Copy down all of the data underneath, exactly as shown.

'''

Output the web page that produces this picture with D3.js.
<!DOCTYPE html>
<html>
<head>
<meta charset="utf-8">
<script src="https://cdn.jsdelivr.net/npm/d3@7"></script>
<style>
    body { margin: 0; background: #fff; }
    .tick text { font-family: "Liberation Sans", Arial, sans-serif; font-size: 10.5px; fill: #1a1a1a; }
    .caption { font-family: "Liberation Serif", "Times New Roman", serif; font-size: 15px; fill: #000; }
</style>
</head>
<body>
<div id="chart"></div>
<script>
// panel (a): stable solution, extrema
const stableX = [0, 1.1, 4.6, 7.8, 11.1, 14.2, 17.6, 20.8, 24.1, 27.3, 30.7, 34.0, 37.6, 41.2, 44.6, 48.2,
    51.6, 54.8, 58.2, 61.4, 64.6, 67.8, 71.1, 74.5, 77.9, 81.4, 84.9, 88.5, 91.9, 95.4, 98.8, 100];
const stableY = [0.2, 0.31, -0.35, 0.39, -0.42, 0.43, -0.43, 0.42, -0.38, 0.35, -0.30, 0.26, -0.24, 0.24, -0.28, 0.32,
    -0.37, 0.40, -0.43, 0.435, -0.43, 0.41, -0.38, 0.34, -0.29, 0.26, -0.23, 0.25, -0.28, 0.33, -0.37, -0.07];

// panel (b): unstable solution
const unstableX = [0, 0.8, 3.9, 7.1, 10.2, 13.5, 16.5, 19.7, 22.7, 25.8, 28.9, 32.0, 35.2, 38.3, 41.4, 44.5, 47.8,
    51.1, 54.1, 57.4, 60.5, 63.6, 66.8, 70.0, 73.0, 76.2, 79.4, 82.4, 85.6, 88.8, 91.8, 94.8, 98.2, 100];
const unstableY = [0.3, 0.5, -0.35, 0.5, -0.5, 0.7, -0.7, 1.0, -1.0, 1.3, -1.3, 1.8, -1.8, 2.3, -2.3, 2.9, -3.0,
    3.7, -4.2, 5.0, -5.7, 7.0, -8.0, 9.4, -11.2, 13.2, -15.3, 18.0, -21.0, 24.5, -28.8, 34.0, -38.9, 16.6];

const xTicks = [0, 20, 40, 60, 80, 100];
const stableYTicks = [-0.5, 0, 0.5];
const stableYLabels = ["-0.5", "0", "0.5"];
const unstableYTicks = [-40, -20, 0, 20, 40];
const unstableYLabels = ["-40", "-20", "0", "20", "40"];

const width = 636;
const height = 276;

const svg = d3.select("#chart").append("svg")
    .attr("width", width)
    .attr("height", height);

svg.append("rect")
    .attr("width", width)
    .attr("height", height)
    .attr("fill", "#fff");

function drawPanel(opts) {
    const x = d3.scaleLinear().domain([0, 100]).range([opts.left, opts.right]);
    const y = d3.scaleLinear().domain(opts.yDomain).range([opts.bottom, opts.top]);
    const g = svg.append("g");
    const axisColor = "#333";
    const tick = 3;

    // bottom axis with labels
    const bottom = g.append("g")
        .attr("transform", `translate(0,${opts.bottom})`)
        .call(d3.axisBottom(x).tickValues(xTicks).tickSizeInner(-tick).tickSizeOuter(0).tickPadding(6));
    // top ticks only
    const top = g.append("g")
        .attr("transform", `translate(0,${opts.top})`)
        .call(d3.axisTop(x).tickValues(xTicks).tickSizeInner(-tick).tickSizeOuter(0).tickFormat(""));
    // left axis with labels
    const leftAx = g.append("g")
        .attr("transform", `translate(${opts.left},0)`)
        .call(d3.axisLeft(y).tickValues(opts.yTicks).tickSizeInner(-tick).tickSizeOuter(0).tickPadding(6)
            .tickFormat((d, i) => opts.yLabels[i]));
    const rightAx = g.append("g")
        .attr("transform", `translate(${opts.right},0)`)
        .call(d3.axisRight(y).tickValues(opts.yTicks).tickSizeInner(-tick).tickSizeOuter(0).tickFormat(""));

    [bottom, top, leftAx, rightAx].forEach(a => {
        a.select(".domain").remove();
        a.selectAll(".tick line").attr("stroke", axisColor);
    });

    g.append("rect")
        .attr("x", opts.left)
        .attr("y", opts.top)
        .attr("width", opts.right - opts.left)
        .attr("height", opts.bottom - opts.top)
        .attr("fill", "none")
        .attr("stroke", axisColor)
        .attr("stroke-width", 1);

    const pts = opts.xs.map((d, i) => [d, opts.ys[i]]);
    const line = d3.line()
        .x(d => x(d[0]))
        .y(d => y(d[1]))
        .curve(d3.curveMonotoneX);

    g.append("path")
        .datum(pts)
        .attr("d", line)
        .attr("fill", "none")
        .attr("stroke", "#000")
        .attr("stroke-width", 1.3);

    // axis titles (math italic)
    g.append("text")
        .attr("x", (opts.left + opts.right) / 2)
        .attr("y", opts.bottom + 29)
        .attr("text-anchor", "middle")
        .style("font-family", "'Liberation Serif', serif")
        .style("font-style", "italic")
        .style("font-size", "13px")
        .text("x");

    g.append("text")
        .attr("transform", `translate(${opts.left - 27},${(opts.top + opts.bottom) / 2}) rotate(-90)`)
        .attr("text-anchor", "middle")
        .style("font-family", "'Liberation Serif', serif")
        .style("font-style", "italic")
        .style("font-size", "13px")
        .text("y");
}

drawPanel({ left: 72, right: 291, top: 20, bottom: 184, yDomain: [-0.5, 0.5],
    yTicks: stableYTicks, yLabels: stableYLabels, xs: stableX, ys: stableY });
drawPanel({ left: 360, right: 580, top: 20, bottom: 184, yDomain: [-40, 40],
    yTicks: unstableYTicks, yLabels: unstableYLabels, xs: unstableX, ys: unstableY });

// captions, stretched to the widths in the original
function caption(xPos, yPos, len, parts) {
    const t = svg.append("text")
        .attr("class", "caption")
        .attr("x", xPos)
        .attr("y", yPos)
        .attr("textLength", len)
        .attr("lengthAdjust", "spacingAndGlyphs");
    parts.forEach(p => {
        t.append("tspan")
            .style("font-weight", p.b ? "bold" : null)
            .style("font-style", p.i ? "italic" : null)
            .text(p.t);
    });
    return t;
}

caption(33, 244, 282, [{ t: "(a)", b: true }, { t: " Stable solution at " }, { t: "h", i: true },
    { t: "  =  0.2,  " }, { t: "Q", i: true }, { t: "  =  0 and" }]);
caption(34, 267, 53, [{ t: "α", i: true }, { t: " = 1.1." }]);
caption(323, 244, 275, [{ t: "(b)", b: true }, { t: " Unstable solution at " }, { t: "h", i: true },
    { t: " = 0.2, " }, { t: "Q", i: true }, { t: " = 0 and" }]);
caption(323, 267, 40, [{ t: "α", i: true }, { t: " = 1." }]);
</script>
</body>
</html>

'''

» **OUTPUT BELOW**:
Output the web page that produces this picture with D3.js.
<!DOCTYPE html>
<html>
<head>
<meta charset="utf-8">
<script src="https://cdn.jsdelivr.net/npm/d3@7"></script>
<style>
    body { margin: 0; background: #fff; }
    .tick text { font-family: "Liberation Sans", Arial, sans-serif; font-size: 10.5px; fill: #1a1a1a; }
    .caption { font-family: "Liberation Serif", "Times New Roman", serif; font-size: 15px; fill: #000; }
</style>
</head>
<body>
<div id="chart"></div>
<script>
// panel (a): stable solution, extrema
const stableX = [0, 1.1, 4.6, 7.8, 11.1, 14.2, 17.6, 20.8, 24.1, 27.3, 30.7, 34.0, 37.6, 41.2, 44.6, 48.2,
    51.6, 54.8, 58.2, 61.4, 64.6, 67.8, 71.1, 74.5, 77.9, 81.4, 84.9, 88.5, 91.9, 95.4, 98.8, 100];
const stableY = [0.2, 0.31, -0.35, 0.39, -0.42, 0.43, -0.43, 0.42, -0.38, 0.35, -0.30, 0.26, -0.24, 0.24, -0.28, 0.32,
    -0.37, 0.40, -0.43, 0.435, -0.43, 0.41, -0.38, 0.34, -0.29, 0.26, -0.23, 0.25, -0.28, 0.33, -0.37, -0.07];

// panel (b): unstable solution
const unstableX = [0, 0.8, 3.9, 7.1, 10.2, 13.5, 16.5, 19.7, 22.7, 25.8, 28.9, 32.0, 35.2, 38.3, 41.4, 44.5, 47.8,
    51.1, 54.1, 57.4, 60.5, 63.6, 66.8, 70.0, 73.0, 76.2, 79.4, 82.4, 85.6, 88.8, 91.8, 94.8, 98.2, 100];
const unstableY = [0.3, 0.5, -0.35, 0.5, -0.5, 0.7, -0.7, 1.0, -1.0, 1.3, -1.3, 1.8, -1.8, 2.3, -2.3, 2.9, -3.0,
    3.7, -4.2, 5.0, -5.7, 7.0, -8.0, 9.4, -11.2, 13.2, -15.3, 18.0, -21.0, 24.5, -28.8, 34.0, -38.9, 16.6];

const xTicks = [0, 20, 40, 60, 80, 100];
const stableYTicks = [-0.5, 0, 0.5];
const stableYLabels = ["-0.5", "0", "0.5"];
const unstableYTicks = [-40, -20, 0, 20, 40];
const unstableYLabels = ["-40", "-20", "0", "20", "40"];

const width = 636;
const height = 276;

const svg = d3.select("#chart").append("svg")
    .attr("width", width)
    .attr("height", height);

svg.append("rect")
    .attr("width", width)
    .attr("height", height)
    .attr("fill", "#fff");

function drawPanel(opts) {
    const x = d3.scaleLinear().domain([0, 100]).range([opts.left, opts.right]);
    const y = d3.scaleLinear().domain(opts.yDomain).range([opts.bottom, opts.top]);
    const g = svg.append("g");
    const axisColor = "#333";
    const tick = 3;

    // bottom axis with labels
    const bottom = g.append("g")
        .attr("transform", `translate(0,${opts.bottom})`)
        .call(d3.axisBottom(x).tickValues(xTicks).tickSizeInner(-tick).tickSizeOuter(0).tickPadding(6));
    // top ticks only
    const top = g.append("g")
        .attr("transform", `translate(0,${opts.top})`)
        .call(d3.axisTop(x).tickValues(xTicks).tickSizeInner(-tick).tickSizeOuter(0).tickFormat(""));
    // left axis with labels
    const leftAx = g.append("g")
        .attr("transform", `translate(${opts.left},0)`)
        .call(d3.axisLeft(y).tickValues(opts.yTicks).tickSizeInner(-tick).tickSizeOuter(0).tickPadding(6)
            .tickFormat((d, i) => opts.yLabels[i]));
    const rightAx = g.append("g")
        .attr("transform", `translate(${opts.right},0)`)
        .call(d3.axisRight(y).tickValues(opts.yTicks).tickSizeInner(-tick).tickSizeOuter(0).tickFormat(""));

    [bottom, top, leftAx, rightAx].forEach(a => {
        a.select(".domain").remove();
        a.selectAll(".tick line").attr("stroke", axisColor);
    });

    g.append("rect")
        .attr("x", opts.left)
        .attr("y", opts.top)
        .attr("width", opts.right - opts.left)
        .attr("height", opts.bottom - opts.top)
        .attr("fill", "none")
        .attr("stroke", axisColor)
        .attr("stroke-width", 1);

    const pts = opts.xs.map((d, i) => [d, opts.ys[i]]);
    const line = d3.line()
        .x(d => x(d[0]))
        .y(d => y(d[1]))
        .curve(d3.curveMonotoneX);

    g.append("path")
        .datum(pts)
        .attr("d", line)
        .attr("fill", "none")
        .attr("stroke", "#000")
        .attr("stroke-width", 1.3);

    // axis titles (math italic)
    g.append("text")
        .attr("x", (opts.left + opts.right) / 2)
        .attr("y", opts.bottom + 29)
        .attr("text-anchor", "middle")
        .style("font-family", "'Liberation Serif', serif")
        .style("font-style", "italic")
        .style("font-size", "13px")
        .text("x");

    g.append("text")
        .attr("transform", `translate(${opts.left - 27},${(opts.top + opts.bottom) / 2}) rotate(-90)`)
        .attr("text-anchor", "middle")
        .style("font-family", "'Liberation Serif', serif")
        .style("font-style", "italic")
        .style("font-size", "13px")
        .text("y");
}

drawPanel({ left: 72, right: 291, top: 20, bottom: 184, yDomain: [-0.5, 0.5],
    yTicks: stableYTicks, yLabels: stableYLabels, xs: stableX, ys: stableY });
drawPanel({ left: 360, right: 580, top: 20, bottom: 184, yDomain: [-40, 40],
    yTicks: unstableYTicks, yLabels: unstableYLabels, xs: unstableX, ys: unstableY });

// captions, stretched to the widths in the original
function caption(xPos, yPos, len, parts) {
    const t = svg.append("text")
        .attr("class", "caption")
        .attr("x", xPos)
        .attr("y", yPos)
        .attr("textLength", len)
        .attr("lengthAdjust", "spacingAndGlyphs");
    parts.forEach(p => {
        t.append("tspan")
            .style("font-weight", p.b ? "bold" : null)
            .style("font-style", p.i ? "italic" : null)
            .text(p.t);
    });
    return t;
}

caption(33, 244, 282, [{ t: "(a)", b: true }, { t: " Stable solution at " }, { t: "h", i: true },
    { t: "  =  0.2,  " }, { t: "Q", i: true }, { t: "  =  0 and" }]);
caption(34, 267, 53, [{ t: "α", i: true }, { t: " = 1.1." }]);
caption(323, 244, 275, [{ t: "(b)", b: true }, { t: " Unstable solution at " }, { t: "h", i: true },
    { t: " = 0.2, " }, { t: "Q", i: true }, { t: " = 0 and" }]);
caption(323, 267, 40, [{ t: "α", i: true }, { t: " = 1." }]);
</script>
</body>
</html>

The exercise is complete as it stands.